* Short exercise *
Repeat verbatim only the lines from the opening of the material below through the one that contains "plt.rcParams['font.family'] = ['Roboto', 'Noto".

● ● ● ● ● ● ●

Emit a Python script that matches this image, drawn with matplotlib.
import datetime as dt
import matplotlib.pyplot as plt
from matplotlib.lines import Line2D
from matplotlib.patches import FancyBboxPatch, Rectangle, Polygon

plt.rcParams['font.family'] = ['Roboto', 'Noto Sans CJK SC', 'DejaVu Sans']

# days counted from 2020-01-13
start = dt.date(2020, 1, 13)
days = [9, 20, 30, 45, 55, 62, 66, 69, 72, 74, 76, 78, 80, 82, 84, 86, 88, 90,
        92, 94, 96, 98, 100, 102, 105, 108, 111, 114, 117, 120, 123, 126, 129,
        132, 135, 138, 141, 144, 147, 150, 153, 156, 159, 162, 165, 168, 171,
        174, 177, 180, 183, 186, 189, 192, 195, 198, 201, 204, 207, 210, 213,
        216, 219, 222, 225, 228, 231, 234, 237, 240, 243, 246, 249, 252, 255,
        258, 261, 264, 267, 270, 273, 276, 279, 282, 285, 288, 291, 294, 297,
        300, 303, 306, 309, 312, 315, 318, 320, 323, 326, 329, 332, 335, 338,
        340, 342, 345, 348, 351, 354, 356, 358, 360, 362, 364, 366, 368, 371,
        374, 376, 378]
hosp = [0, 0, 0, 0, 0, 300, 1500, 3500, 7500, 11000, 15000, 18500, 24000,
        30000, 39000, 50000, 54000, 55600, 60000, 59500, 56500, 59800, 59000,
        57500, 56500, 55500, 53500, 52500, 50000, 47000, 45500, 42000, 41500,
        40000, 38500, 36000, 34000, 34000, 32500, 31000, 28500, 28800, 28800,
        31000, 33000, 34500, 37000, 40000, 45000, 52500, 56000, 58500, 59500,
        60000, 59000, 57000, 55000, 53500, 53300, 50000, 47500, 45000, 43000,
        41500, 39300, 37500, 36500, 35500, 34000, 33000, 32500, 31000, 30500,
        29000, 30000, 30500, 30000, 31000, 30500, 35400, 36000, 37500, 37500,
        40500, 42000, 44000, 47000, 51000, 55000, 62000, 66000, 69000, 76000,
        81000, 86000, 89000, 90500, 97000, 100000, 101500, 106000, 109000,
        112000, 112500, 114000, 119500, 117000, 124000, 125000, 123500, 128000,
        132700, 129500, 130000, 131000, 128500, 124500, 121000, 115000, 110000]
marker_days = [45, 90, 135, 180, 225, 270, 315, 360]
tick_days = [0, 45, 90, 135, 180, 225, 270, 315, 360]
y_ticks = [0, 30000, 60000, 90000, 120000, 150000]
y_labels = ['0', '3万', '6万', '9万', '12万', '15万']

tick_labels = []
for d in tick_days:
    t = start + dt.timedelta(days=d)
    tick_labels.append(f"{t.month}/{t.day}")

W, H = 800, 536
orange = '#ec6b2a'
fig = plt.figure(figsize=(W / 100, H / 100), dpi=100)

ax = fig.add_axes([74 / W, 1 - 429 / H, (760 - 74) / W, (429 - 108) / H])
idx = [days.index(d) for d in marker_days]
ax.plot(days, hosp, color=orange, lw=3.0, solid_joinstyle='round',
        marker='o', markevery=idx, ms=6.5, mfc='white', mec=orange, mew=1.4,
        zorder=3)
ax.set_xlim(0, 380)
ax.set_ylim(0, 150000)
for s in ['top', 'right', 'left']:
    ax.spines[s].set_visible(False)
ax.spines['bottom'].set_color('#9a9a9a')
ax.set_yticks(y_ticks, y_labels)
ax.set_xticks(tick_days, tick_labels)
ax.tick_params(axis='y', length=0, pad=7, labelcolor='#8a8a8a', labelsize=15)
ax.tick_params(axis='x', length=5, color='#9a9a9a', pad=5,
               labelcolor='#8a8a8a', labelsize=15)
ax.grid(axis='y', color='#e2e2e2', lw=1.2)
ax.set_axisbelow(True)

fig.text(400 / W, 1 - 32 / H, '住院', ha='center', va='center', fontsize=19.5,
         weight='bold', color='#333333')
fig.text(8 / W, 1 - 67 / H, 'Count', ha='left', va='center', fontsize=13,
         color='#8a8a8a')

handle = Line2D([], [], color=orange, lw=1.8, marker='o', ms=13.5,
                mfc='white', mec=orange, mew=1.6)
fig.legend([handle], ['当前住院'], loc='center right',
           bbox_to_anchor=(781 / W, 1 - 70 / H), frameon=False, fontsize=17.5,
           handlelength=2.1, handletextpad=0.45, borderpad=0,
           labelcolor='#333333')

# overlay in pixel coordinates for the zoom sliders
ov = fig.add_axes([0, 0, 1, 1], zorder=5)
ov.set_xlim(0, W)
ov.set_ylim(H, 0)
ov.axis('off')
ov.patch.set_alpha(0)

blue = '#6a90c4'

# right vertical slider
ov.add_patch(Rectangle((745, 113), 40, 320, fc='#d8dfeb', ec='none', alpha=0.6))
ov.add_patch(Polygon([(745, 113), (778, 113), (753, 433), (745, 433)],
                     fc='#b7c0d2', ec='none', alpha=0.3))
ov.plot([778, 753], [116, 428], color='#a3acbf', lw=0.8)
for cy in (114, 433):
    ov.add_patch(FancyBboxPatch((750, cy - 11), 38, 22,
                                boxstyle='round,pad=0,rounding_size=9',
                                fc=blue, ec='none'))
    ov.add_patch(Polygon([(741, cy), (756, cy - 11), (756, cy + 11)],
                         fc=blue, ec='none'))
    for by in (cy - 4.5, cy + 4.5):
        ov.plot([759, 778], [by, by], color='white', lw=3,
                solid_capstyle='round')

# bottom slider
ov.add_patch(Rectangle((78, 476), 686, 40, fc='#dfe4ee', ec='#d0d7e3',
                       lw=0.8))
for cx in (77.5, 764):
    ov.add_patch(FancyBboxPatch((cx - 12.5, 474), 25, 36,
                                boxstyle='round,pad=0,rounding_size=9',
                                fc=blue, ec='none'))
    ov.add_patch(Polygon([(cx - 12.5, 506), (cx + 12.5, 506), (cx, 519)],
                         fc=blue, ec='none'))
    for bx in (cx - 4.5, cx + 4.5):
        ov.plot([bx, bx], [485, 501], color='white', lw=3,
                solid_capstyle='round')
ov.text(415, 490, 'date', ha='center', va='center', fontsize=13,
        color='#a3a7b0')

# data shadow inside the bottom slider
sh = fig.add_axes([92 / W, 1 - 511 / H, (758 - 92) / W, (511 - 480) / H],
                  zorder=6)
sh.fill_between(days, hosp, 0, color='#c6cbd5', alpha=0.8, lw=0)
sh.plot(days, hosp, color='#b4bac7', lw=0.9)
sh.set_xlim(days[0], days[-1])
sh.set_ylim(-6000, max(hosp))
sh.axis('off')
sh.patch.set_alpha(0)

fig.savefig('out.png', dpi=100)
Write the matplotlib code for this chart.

● ● ● ● ● ● ●

* Answer to this task *
Emit a Python script that matches this image, drawn with matplotlib.
import datetime as dt
import matplotlib.pyplot as plt
from matplotlib.lines import Line2D
from matplotlib.patches import FancyBboxPatch, Rectangle, Polygon

plt.rcParams['font.family'] = ['Roboto', 'Noto Sans CJK SC', 'DejaVu Sans']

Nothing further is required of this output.